**GIVEN EXERCISE:**
Return the lines below exactly, from the first line to the line that contains "3)), linewidth=1.3, zorder=1)". Leave out pictures.

=-=-=

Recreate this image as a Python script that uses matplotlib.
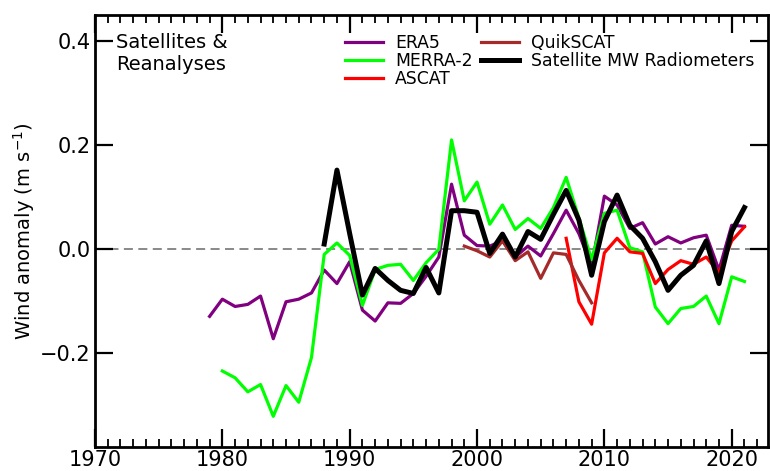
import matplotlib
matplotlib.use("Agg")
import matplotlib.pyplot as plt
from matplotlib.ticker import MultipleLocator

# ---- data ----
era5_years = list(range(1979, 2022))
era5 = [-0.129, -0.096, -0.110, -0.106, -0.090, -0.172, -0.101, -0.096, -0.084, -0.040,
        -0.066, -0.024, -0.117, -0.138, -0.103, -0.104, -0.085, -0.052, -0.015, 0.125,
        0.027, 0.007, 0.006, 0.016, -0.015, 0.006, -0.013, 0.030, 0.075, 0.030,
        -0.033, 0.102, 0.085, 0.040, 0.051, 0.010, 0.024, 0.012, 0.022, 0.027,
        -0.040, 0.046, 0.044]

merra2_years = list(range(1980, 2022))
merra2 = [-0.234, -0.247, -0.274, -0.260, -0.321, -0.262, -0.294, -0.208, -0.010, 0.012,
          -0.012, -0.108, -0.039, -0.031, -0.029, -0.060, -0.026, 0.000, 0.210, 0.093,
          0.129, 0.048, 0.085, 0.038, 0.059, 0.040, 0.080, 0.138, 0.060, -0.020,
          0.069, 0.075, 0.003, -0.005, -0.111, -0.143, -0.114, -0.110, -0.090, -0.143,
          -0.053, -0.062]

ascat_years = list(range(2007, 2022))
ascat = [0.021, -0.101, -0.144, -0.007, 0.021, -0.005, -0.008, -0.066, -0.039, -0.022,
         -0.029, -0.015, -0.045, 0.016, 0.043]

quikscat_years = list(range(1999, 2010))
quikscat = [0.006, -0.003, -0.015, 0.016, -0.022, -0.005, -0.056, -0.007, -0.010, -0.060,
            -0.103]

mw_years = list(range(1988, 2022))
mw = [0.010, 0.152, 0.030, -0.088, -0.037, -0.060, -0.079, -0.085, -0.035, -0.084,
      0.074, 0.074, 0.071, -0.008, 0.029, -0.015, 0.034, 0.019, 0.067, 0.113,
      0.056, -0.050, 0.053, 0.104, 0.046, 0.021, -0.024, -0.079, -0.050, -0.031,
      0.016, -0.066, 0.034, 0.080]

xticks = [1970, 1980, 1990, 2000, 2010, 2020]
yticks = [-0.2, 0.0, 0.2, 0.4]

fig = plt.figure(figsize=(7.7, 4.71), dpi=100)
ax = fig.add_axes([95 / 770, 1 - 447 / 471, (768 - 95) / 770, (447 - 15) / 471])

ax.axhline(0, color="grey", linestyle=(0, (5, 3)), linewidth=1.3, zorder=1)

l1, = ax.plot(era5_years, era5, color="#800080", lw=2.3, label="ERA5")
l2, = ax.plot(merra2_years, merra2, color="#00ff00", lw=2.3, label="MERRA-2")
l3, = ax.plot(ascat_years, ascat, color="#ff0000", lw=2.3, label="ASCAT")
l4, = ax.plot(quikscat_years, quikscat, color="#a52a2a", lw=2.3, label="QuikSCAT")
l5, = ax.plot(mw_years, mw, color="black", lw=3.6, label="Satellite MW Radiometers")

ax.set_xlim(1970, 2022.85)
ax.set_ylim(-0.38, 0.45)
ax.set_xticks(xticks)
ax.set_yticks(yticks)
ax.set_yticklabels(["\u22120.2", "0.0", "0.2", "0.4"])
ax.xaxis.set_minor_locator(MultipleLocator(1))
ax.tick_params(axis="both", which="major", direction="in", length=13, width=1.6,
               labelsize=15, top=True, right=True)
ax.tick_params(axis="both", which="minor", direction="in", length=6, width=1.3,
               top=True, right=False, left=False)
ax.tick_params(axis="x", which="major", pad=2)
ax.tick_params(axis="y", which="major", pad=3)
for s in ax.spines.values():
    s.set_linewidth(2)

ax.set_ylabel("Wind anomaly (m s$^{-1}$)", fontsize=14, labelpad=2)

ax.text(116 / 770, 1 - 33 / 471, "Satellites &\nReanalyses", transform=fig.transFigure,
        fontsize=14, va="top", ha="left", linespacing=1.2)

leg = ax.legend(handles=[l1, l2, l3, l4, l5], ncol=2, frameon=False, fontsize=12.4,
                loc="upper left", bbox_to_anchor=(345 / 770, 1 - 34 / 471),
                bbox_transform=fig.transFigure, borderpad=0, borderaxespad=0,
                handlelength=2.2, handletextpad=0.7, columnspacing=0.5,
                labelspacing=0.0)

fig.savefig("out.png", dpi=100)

=-=-=

**SOLUTION BELOW:**
Recreate this image as a Python script that uses matplotlib.
import matplotlib
matplotlib.use("Agg")
import matplotlib.pyplot as plt
from matplotlib.ticker import MultipleLocator

# ---- data ----
era5_years = list(range(1979, 2022))
era5 = [-0.129, -0.096, -0.110, -0.106, -0.090, -0.172, -0.101, -0.096, -0.084, -0.040,
        -0.066, -0.024, -0.117, -0.138, -0.103, -0.104, -0.085, -0.052, -0.015, 0.125,
        0.027, 0.007, 0.006, 0.016, -0.015, 0.006, -0.013, 0.030, 0.075, 0.030,
        -0.033, 0.102, 0.085, 0.040, 0.051, 0.010, 0.024, 0.012, 0.022, 0.027,
        -0.040, 0.046, 0.044]

merra2_years = list(range(1980, 2022))
merra2 = [-0.234, -0.247, -0.274, -0.260, -0.321, -0.262, -0.294, -0.208, -0.010, 0.012,
          -0.012, -0.108, -0.039, -0.031, -0.029, -0.060, -0.026, 0.000, 0.210, 0.093,
          0.129, 0.048, 0.085, 0.038, 0.059, 0.040, 0.080, 0.138, 0.060, -0.020,
          0.069, 0.075, 0.003, -0.005, -0.111, -0.143, -0.114, -0.110, -0.090, -0.143,
          -0.053, -0.062]

ascat_years = list(range(2007, 2022))
ascat = [0.021, -0.101, -0.144, -0.007, 0.021, -0.005, -0.008, -0.066, -0.039, -0.022,
         -0.029, -0.015, -0.045, 0.016, 0.043]

quikscat_years = list(range(1999, 2010))
quikscat = [0.006, -0.003, -0.015, 0.016, -0.022, -0.005, -0.056, -0.007, -0.010, -0.060,
            -0.103]

mw_years = list(range(1988, 2022))
mw = [0.010, 0.152, 0.030, -0.088, -0.037, -0.060, -0.079, -0.085, -0.035, -0.084,
      0.074, 0.074, 0.071, -0.008, 0.029, -0.015, 0.034, 0.019, 0.067, 0.113,
      0.056, -0.050, 0.053, 0.104, 0.046, 0.021, -0.024, -0.079, -0.050, -0.031,
      0.016, -0.066, 0.034, 0.080]

xticks = [1970, 1980, 1990, 2000, 2010, 2020]
yticks = [-0.2, 0.0, 0.2, 0.4]

fig = plt.figure(figsize=(7.7, 4.71), dpi=100)
ax = fig.add_axes([95 / 770, 1 - 447 / 471, (768 - 95) / 770, (447 - 15) / 471])

ax.axhline(0, color="grey", linestyle=(0, (5, 3)), linewidth=1.3, zorder=1)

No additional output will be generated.